Lei ritiene che questo referendum arrivi in un momento già di per sé difficile per l’Ue?
Certamente. Da un lato le manovre di politica monetaria continuano a essere meno efficaci rispetto al passato. Dall’altro la stessa Germania sta attraversando una fase abbastanza particolare. È ormai evidente a tutti che non ha nessuna intenzione di utilizzare i benefici che ha acquisito in questi anni per realizzare investimenti infrastrutturali. Basti pensare che in Italia c’è un Frecciarossa da Torino a Napoli, mentre in Germania tra Berlino e Monaco di Baviera non esiste l’alta velocità. Tutte le infrastrutture ferroviarie tedesche sono deboli, per non parlare delle autostrade. Ciò è significativo di quanto sul piano infrastrutturale il governo di Berlino potrebbe fare di più.
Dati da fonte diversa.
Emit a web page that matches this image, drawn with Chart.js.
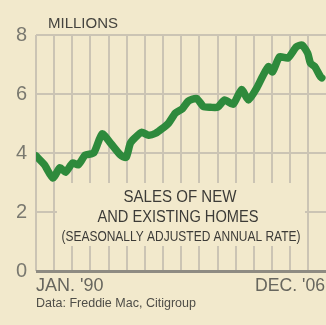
<!DOCTYPE html>
<html>
<head>
<meta charset="utf-8">
<script src="https://cdn.jsdelivr.net/npm/chart.js@4.4.0/dist/chart.umd.min.js"></script>
<style>
    body { margin: 0; background: #f2e9cc; }
    canvas { display: block; }
</style>
</head>
<body>
<canvas id="myChart" width="326" height="325"></canvas>
<script>
// months counted from Jan. 1990 (203 = Dec. 2006)
var months = [0, 6, 12, 17, 21, 26, 30, 35, 41, 47, 53, 60, 64, 67, 70, 75, 80, 85, 90, 94, 99, 104, 108, 114, 119, 124, 129, 134, 140, 146, 151, 157, 161, 165, 168, 173, 179, 185, 189, 193, 195, 198, 202, 203];
// home sales, millions (seasonally adjusted annual rate)
var sales = [3.9, 3.6, 3.15, 3.5, 3.35, 3.66, 3.6, 3.93, 4.0, 4.65, 4.33, 3.93, 3.85, 4.33, 4.5, 4.7, 4.6, 4.67, 4.84, 5.0, 5.35, 5.5, 5.75, 5.85, 5.57, 5.55, 5.55, 5.8, 5.65, 6.15, 5.8, 6.22, 6.6, 6.93, 6.75, 7.26, 7.22, 7.6, 7.66, 7.38, 7.04, 6.93, 6.59, 6.55];
var yTicks = [0, 2, 4, 6, 8];
var xLabels = ["JAN. '90", "DEC. '06"];
var titleLines = ["SALES OF NEW", "AND EXISTING HOMES", "(SEASONALLY ADJUSTED ANNUAL RATE)"];
var unitLabel = "MILLIONS";
var source = "Data: Freddie Mac, Citigroup";

var bg = "#f2e9cc";
var gridColor = "#cbc4b4";

var points = [];
for (var i = 0; i < months.length; i++) {
    points.push({ x: months[i], y: sales[i] });
}

var textPlugin = {
    id: "textPlugin",
    beforeDatasetsDraw: function (chart) {
        // panel behind the title hides the grid
        var ctx = chart.ctx;
        ctx.save();
        ctx.fillStyle = bg;
        ctx.fillRect(57, 183, 248, 63);
        ctx.restore();
    },
    afterDraw: function (chart) {
        var ctx = chart.ctx;
        var area = chart.chartArea;
        ctx.save();
        ctx.fillStyle = "#3c3b37";
        ctx.textAlign = "center";
        ctx.textBaseline = "alphabetic";
        ctx.font = "16px 'Liberation Sans', Arial, sans-serif";
        ctx.fillText(titleLines[0], 180, 202, 113);
        ctx.fillText(titleLines[1], 178, 222, 161);
        ctx.font = "15px 'Liberation Sans', Arial, sans-serif";
        ctx.fillText(titleLines[2], 181, 241, 239);

        ctx.textAlign = "left";
        ctx.fillStyle = "#45443f";
        ctx.font = "15px 'Liberation Sans', Arial, sans-serif";
        ctx.fillText(unitLabel, 48, 28, 70);

        ctx.fillStyle = "#67665e";
        ctx.font = "18px 'Liberation Sans', Arial, sans-serif";
        ctx.fillText(xLabels[0], area.left, 291, 68);
        ctx.textAlign = "right";
        ctx.fillText(xLabels[1], 325, 291, 70);

        ctx.textAlign = "left";
        ctx.fillStyle = "#4f4e48";
        ctx.font = "13px 'Liberation Sans', Arial, sans-serif";
        ctx.fillText(source, area.left, 307, 160);
        ctx.restore();
    }
};

var ctx = document.getElementById("myChart").getContext("2d");
var myChart = new Chart(ctx, {
    type: "line",
    data: {
        datasets: [{
            data: points,
            borderColor: "#2e8a3c",
            borderWidth: 7.5,
            borderJoinStyle: "round",
            borderCapStyle: "round",
            pointRadius: 0,
            tension: 0.2,
            fill: false
        }]
    },
    options: {
        responsive: false,
        animation: false,
        layout: { padding: { top: 35, right: 0, bottom: 54, left: 0 } },
        plugins: {
            legend: { display: false },
            tooltip: { enabled: false }
        },
        scales: {
            x: {
                type: "linear",
                min: 0,
                max: 206,
                afterBuildTicks: function (scale) {
                    var t = [];
                    for (var k = 0; k <= 15; k++) t.push({ value: k * 12.9 });
                    scale.ticks = t;
                },
                afterFit: function (scale) { scale.height = 0; },
                ticks: { display: false },
                border: { display: false },
                grid: { color: gridColor, lineWidth: 2, drawTicks: false }
            },
            y: {
                min: 0,
                max: 8,
                afterBuildTicks: function (scale) {
                    scale.ticks = yTicks.map(function (v) { return { value: v }; });
                },
                afterFit: function (scale) { scale.width = 36; },
                ticks: {
                    padding: 9,
                    color: "#7a7970",
                    font: { family: "'Liberation Sans', Arial, sans-serif", size: 20 }
                },
                border: { display: false },
                grid: {
                    drawTicks: false,
                    color: function (c) { return c.tick && c.tick.value === 0 ? "#8e8b82" : gridColor; },
                    lineWidth: function (c) { return c.tick && c.tick.value === 0 ? 3 : 2; }
                }
            }
        }
    },
    plugins: [textPlugin]
});
</script>
</body>
</html>
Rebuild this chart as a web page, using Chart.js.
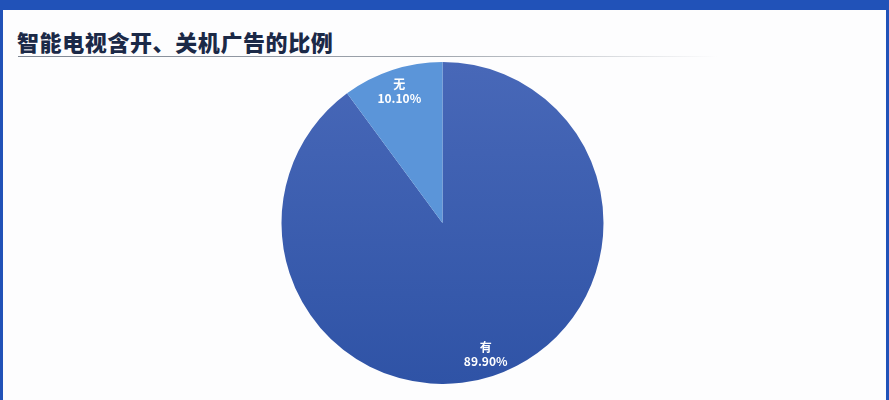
<!DOCTYPE html>
<html>
<head>
<meta charset="utf-8">
<script src="https://cdn.jsdelivr.net/npm/chart.js@4"></script>
<style>
  html, body { margin: 0; padding: 0; }
  body { width: 889px; height: 400px; overflow: hidden; background: #fdfdfe; position: relative; font-family: "Noto Sans CJK SC", sans-serif; }
  .frame { position: absolute; left: 0; top: 0; width: 883px; height: 390px; border-top: 10px solid #2152b8; border-left: 3px solid #2152b8; border-right: 3px solid #2152b8; }
  .title { position: absolute; left: 17px; top: 25px; font-size: 22px; font-weight: 900; color: #1b2947; letter-spacing: 0.6px; }
  .rule { position: absolute; left: 18px; top: 56px; width: 700px; height: 1px; background: linear-gradient(to right, #7d8592 0%, #a0a6ae 60%, rgba(210,214,220,0) 100%); }
  .box { position: absolute; left: 0; top: 62px; width: 885px; height: 322px; }
</style>
</head>
<body>
<div class="frame"></div>
<div class="title">智能电视含开、关机广告的比例</div>
<div class="rule"></div>
<div class="box"><canvas id="pie"></canvas></div>
<script>
const categories = ['有', '无'];
const shares = [89.9, 10.1];
const sliceColors = ['#3b5db0', '#5b95d9'];

// white two-line labels near the rim of each slice
const rimLabels = {
  id: 'rimLabels',
  afterDatasetsDraw(chart) {
    const ctx = chart.ctx;
    const meta = chart.getDatasetMeta(0);
    ctx.save();
    ctx.fillStyle = '#ffffff';
    ctx.textAlign = 'center';
    ctx.textBaseline = 'middle';
    ctx.font = 'bold 12px "Noto Sans CJK SC", sans-serif';
    meta.data.forEach((arc, i) => {
      const p = arc.getProps(['x', 'y', 'startAngle', 'endAngle', 'outerRadius'], true);
      const mid = (p.startAngle + p.endAngle) / 2;
      const r = p.outerRadius * 0.86;
      const x = p.x + Math.cos(mid) * r;
      const y = p.y + Math.sin(mid) * r;
      ctx.fillText(categories[i], x, y - 7);
      ctx.fillText(shares[i].toFixed(2) + '%', x, y + 7);
    });
    ctx.restore();
  }
};

function bigSliceFill(context) {
  const area = context.chart.chartArea;
  if (!area) return sliceColors[0];
  const g = context.chart.ctx.createLinearGradient(0, area.top, 0, area.bottom);
  g.addColorStop(0, '#4868b8');
  g.addColorStop(1, '#2f53a6');
  return g;
}

new Chart(document.getElementById('pie'), {
  type: 'pie',
  data: {
    labels: categories,
    datasets: [{
      data: shares,
      backgroundColor: ctx => ctx.dataIndex === 0 ? bigSliceFill(ctx) : sliceColors[1],
      borderWidth: 0
    }]
  },
  options: {
    responsive: true,
    maintainAspectRatio: false,
    animation: false,
    layout: { padding: 0 },
    plugins: {
      legend: { display: false },
      tooltip: { enabled: false },
      title: { display: false }
    }
  },
  plugins: [rimLabels]
});
</script>
</body>
</html>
Le novità provenienti da oltreoceano sono più rassicuranti?
Il Brasile, dopo un 2014 di crescita zero e un 2015 negativo, ha raggiunto un punto di svolta. Nonostante la lotta politica e le accuse di corruzione, il Brasile quest’anno potrebbe riprendere a crescere perché si tratta comunque di un Paese estremamente vitale e con delle opportunità molto elevate. Nel frattempo gli Stati Uniti sono l’unico Paese a essere cresciuto in modo costante dal 2009 al 2015. Non bisogna però dimenticare che secondo numerosi commentatori anche gli Stati Uniti potrebbero rallentare.
Che cosa si aspetta per l’Europa e l’Italia alla luce di questa situazione internazionale?
Alla luce di questa situazione internazionale, per l’Europa il quadro non è così favorevole, e per l’Italia siamo in una situazione ancora più delicata perché abbiamo un problema serissimo con le banche. Avremo dunque difficoltà nel mettere in sicurezza determinate situazioni bancarie, sempre sperando che all’interno del sistema bancario italiano non ci siano degli effetti a catena perché potrebbero avere delle conseguenze negative.